:: Required work ::
Copy each line holding the string "that".

>> START The data

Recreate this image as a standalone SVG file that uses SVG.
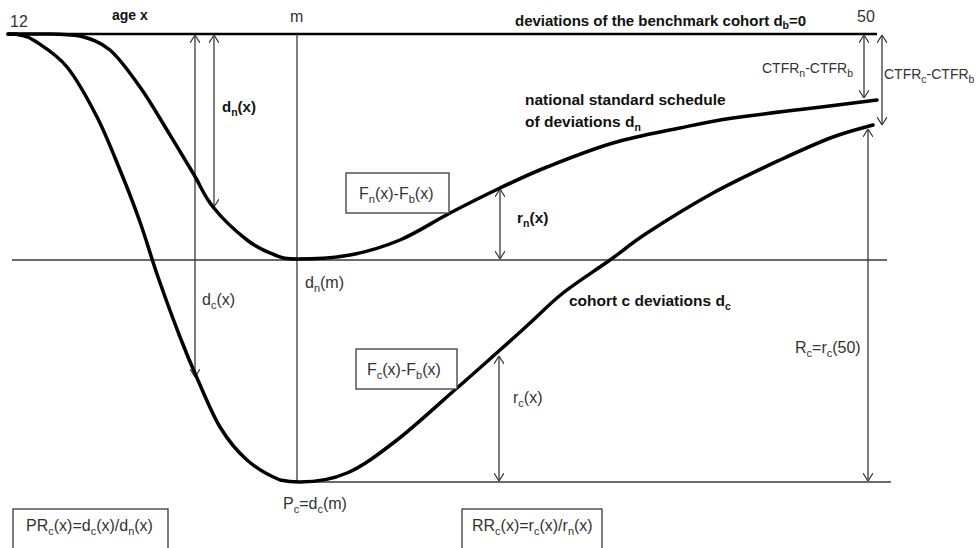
<svg xmlns="http://www.w3.org/2000/svg" width="978" height="548" viewBox="0 0 978 548">
<style>
text{font-family:"Liberation Sans",Arial,sans-serif;font-size:16px;fill:#333}
.b{font-weight:bold;fill:#111;font-size:15.5px}
.c{font-size:14px}
.s{font-size:11px}
.b .s,.c .s{font-size:10.5px}
.thin{stroke:#3a3a3a;stroke-width:1.3;fill:none}
.arr{stroke:#3a3a3a;stroke-width:1.3;fill:none;marker-start:url(#h);marker-end:url(#h)}
.curve{stroke:#000;stroke-width:3.5;fill:none;stroke-linecap:round;stroke-linejoin:round}
.box{fill:#fff;stroke:#3a3a3a;stroke-width:1.3}
</style>
<defs>
<marker id="h" viewBox="0 0 8 10" refX="8" refY="5" markerWidth="8" markerHeight="10" markerUnits="userSpaceOnUse" orient="auto-start-reverse">
<path d="M0,0 L8,5 L0,10" fill="none" stroke="#3a3a3a" stroke-width="1.2"/>
</marker>
</defs>
<rect width="978" height="548" fill="#fff"/>
<g id="connectors">
<line x1="8" y1="34" x2="877" y2="34" stroke="#000" stroke-width="2.6"/>
<line class="thin" x1="12" y1="260" x2="887" y2="260"/>
<line class="thin" x1="297" y1="482" x2="891" y2="482"/>
<line class="thin" x1="297" y1="34" x2="297" y2="482"/>
<line class="arr" x1="214" y1="35" x2="214" y2="207"/>
<line class="arr" x1="195" y1="35" x2="195" y2="377"/>
<line class="arr" x1="500" y1="189" x2="500" y2="259"/>
<line class="arr" x1="499" y1="356" x2="499" y2="481"/>
<line class="arr" x1="868" y1="129" x2="868" y2="481"/>
<line class="arr" x1="864" y1="35" x2="864" y2="98"/>
<line class="arr" x1="882" y1="35" x2="882" y2="125"/>
</g>
<g id="national-curve">
<path class="curve" d="M8,34 C15,34 38,33.7 50,34 C62,34.3 70,34.5 80,36 C90,38.7 100,41.5 110,50 C120,58.5 130.5,73.7 140,87 C149.5,100.3 158.2,115.7 167,130 C175.8,144.3 185.3,160.2 193,173 C200.7,185.8 204,195.8 213,207 C222,218.2 236.7,232 247,240 C257.3,248 266.7,251.8 275,255 C283.3,258.2 284.5,259 297,259 C309.5,259 332.8,258.2 350,255 C367.2,251.8 383.3,247 400,240 C416.7,233 433.3,221.7 450,213 C466.7,204.3 483.8,195.7 500,188 C516.2,180.3 528.2,174.5 547,167 C565.8,159.5 590.8,149.5 613,143 C635.2,136.5 660,132.2 680,128 C700,123.8 710.8,121.3 733,118 C755.2,114.7 789,111 813,108 C837,105 866.3,101.3 877,100"/>
</g>
<g id="cohort-curve">
<path class="curve" d="M8,34 C10,34.2 15.5,33.8 20,35 C24.5,36.2 27.2,35.7 35,41 C42.8,46.3 56.7,54.3 67,67 C77.3,79.7 88.2,99.8 97,117 C105.8,134.2 112.8,152.5 120,170 C127.2,187.5 133.7,204.2 140,222 C146.3,239.8 151.3,257.8 158,277 C164.7,296.2 173.5,320.2 180,337 C186.5,353.8 190.3,363 197,378 C203.7,393 211.7,413.3 220,427 C228.3,440.7 237,451.2 247,460 C257,468.8 271.2,476.3 280,480 C287,481.5 292,482 300,482 C311,482 330.8,480 347,473 C363.2,466 378.7,454.2 397,440 C415.3,425.8 439.8,403 457,388 C474.2,373 487.8,360.8 500,350 C512.2,339.2 519.5,332.5 530,323 C540.5,313.5 549.7,303.5 563,293 C576.3,282.5 596,270 610,260 C624,250 629.8,244.2 647,233 C664.2,221.8 690.8,205.2 713,193 C735.2,180.8 760,169.3 780,160 C800,150.7 817.5,142.8 833,137 C848.5,131.2 866.3,127 873,125"/>
</g>
<g id="axis-labels">
<text x="10" y="27">12</text>
<text class="b" x="112" y="20" style="font-size:14px">age x</text>
<text x="290" y="22">m</text>
<text x="857" y="22">50</text>
<text class="b" x="515" y="26" style="font-size:15px">deviations of the benchmark cohort d<tspan class="s" dy="3">b</tspan><tspan dy="-3">=0</tspan></text>
</g>
<g id="label-dn">
<text class="b" x="222" y="112" style="font-size:15px">d<tspan class="s" dy="4">n</tspan><tspan dy="-4">(x)</tspan></text>
</g>
<g id="label-dc">
<text x="202" y="305">d<tspan class="s" dy="4">c</tspan><tspan dy="-4">(x)</tspan></text>
</g>
<g id="label-ctfrn">
<text class="c" x="762" y="73">CTFR<tspan class="s" dy="4">n</tspan><tspan dy="-4">-CTFR</tspan><tspan class="s" dy="4">b</tspan></text>
</g>
<g id="label-ctfrc">
<text class="c" x="884" y="79">CTFR<tspan class="s" dy="4">c</tspan><tspan dy="-4">-CTFR</tspan><tspan class="s" dy="4">b</tspan></text>
</g>
<g id="label-national">
<text class="b" x="525" y="105">national standard schedule</text>
<text class="b" x="525" y="127">of deviations d<tspan class="s" dy="4">n</tspan></text>
</g>
<g id="box-fn">
<rect class="box" x="346" y="173" width="103" height="40"/>
<text x="359" y="199">F<tspan class="s" dy="4">n</tspan><tspan dy="-4">(x)-F</tspan><tspan class="s" dy="4">b</tspan><tspan dy="-4">(x)</tspan></text>
</g>
<g id="label-rn">
<text class="b" x="517" y="223" style="font-size:15.5px">r<tspan class="s" dy="4">n</tspan><tspan dy="-4">(x)</tspan></text>
</g>
<g id="label-dnm">
<text x="305" y="288">d<tspan class="s" dy="4">n</tspan><tspan dy="-4">(m)</tspan></text>
</g>
<g id="label-cohort">
<text class="b" x="569" y="306">cohort c deviations d<tspan class="s" dy="4">c</tspan></text>
</g>
<g id="box-fc">
<rect class="box" x="356" y="349" width="101" height="40"/>
<text x="367" y="375">F<tspan class="s" dy="4">c</tspan><tspan dy="-4">(x)-F</tspan><tspan class="s" dy="4">b</tspan><tspan dy="-4">(x)</tspan></text>
</g>
<g id="label-rc">
<text x="513" y="403">r<tspan class="s" dy="4">c</tspan><tspan dy="-4">(x)</tspan></text>
</g>
<g id="label-Rc">
<text x="795" y="353">R<tspan class="s" dy="4">c</tspan><tspan dy="-4">=r</tspan><tspan class="s" dy="4">c</tspan><tspan dy="-4">(50)</tspan></text>
</g>
<g id="label-pc">
<text x="283" y="509">P<tspan class="s" dy="4">c</tspan><tspan dy="-4">=d</tspan><tspan class="s" dy="4">c</tspan><tspan dy="-4">(m)</tspan></text>
</g>
<g id="box-pr">
<rect class="box" x="13" y="509" width="155" height="45"/>
<text x="26" y="531">PR<tspan class="s" dy="4">c</tspan><tspan dy="-4">(x)=d</tspan><tspan class="s" dy="4">c</tspan><tspan dy="-4">(x)/d</tspan><tspan class="s" dy="4">n</tspan><tspan dy="-4">(x)</tspan></text>
</g>
<g id="box-rr">
<rect class="box" x="462" y="509" width="140" height="45"/>
<text x="472" y="531">RR<tspan class="s" dy="4">c</tspan><tspan dy="-4">(x)=r</tspan><tspan class="s" dy="4">c</tspan><tspan dy="-4">(x)/r</tspan><tspan class="s" dy="4">n</tspan><tspan dy="-4">(x)</tspan></text>
</g>
</svg>
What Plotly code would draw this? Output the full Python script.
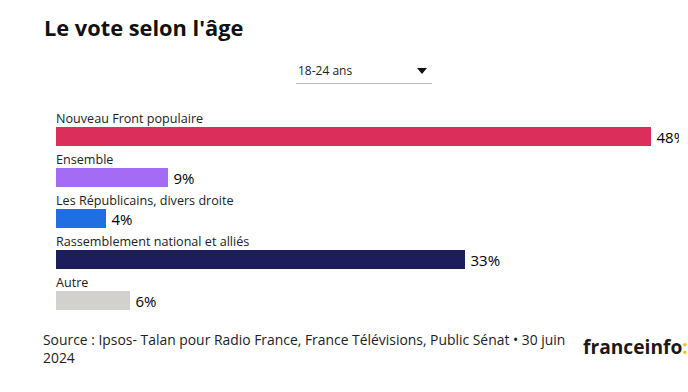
import plotly.graph_objects as go

categories = ["Nouveau Front populaire", "Ensemble", "Les Républicains, divers droite",
              "Rassemblement national et alliés", "Autre"]
values = [48, 9, 4, 33, 6]
colors = ["#DC2E5A", "#A46CF4", "#1F6FE2", "#1E1D5C", "#D2D1CD"]
value_labels = [f"{v}%" for v in values]

W, H = 688, 392
ML, MR, MT, MB = 56, 9, 116, 71
PW, PH = W - ML - MR, H - MT - MB
FONT = "'Open Sans', Lato, sans-serif"

def px(x):
    return (x - ML) / PW

def py(y):
    return (H - MB - y) / PH

fig = go.Figure(go.Bar(
    x=values, y=categories, orientation="h",
    marker=dict(color=colors, line=dict(width=0)),
    width=0.47, hoverinfo="skip",
    text=value_labels, texttemplate="\u2009%{text}",
    textposition="outside", constraintext="none", cliponaxis=True,
    outsidetextfont=dict(family=FONT, size=15, color="#000", weight=500),
))

ann = []
for c in categories:
    ann.append(dict(x=0, y=c, xref="x", yref="y", text=c, showarrow=False,
                    xanchor="left", yanchor="middle", yshift=18, xshift=-2,
                    font=dict(family=FONT, size=12.6, color="#222")))

ann.append(dict(x=px(42), y=py(27), xref="paper", yref="paper", text="<b>Le vote selon l'âge</b>",
                showarrow=False, xanchor="left", yanchor="middle",
                font=dict(family=FONT, size=21.8, color="#111")))
ann.append(dict(x=px(296), y=py(70), xref="paper", yref="paper", text="18-24 ans",
                showarrow=False, xanchor="left", yanchor="middle",
                font=dict(family=FONT, size=12, color="#222")))
ann.append(dict(x=px(41), y=py(348), xref="paper", yref="paper",
                text="Source : Ipsos- Talan pour Radio France, France Télévisions, Public Sénat • 30 juin<br>2024",
                showarrow=False, xanchor="left", yanchor="middle", align="left",
                font=dict(family=FONT, size=13.9, color="#222")))
ann.append(dict(x=px(581), y=py(346), xref="paper", yref="paper",
                text="<b>franceinfo<span style='color:#F5C400'>:</span></b>",
                showarrow=False, xanchor="left", yanchor="middle",
                font=dict(family=FONT, size=19.2, color="#1a1a1a")))

shapes = [
    dict(type="line", xref="paper", yref="paper", x0=px(296), x1=px(432), y0=py(83.5), y1=py(83.5),
         line=dict(color="#BBBBBB", width=1)),
    dict(type="path", xref="paper", yref="paper",
         path=f"M {px(417)} {py(68)} L {px(427)} {py(68)} L {px(422)} {py(74)} Z",
         fillcolor="#111", line=dict(width=0)),
]

fig.update_layout(
    width=W, height=H,
    margin=dict(l=ML, r=MR, t=MT, b=MB, pad=0),
    paper_bgcolor="white", plot_bgcolor="white",
    xaxis=dict(range=[0, 50.26], visible=False, fixedrange=True),
    yaxis=dict(range=[4.5, -0.5], visible=False, fixedrange=True),
    showlegend=False, annotations=ann, shapes=shapes, bargap=0,
)

fig.write_html("out.html", config={"displayModeBar": False},
               post_script="document.body.style.margin='0';document.body.style.overflow='hidden';")
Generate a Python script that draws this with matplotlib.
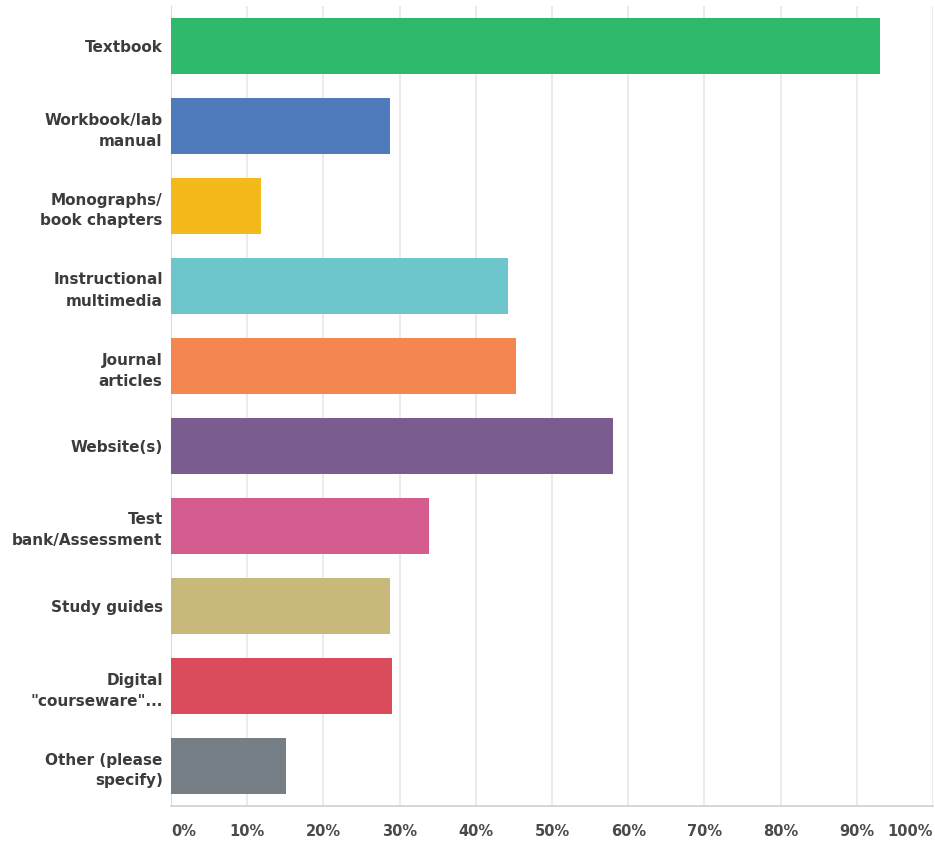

>> END The data

:: Result of this task ::
Recreate this image as a standalone SVG file that uses SVG.
Generate a Python script that draws this with matplotlib.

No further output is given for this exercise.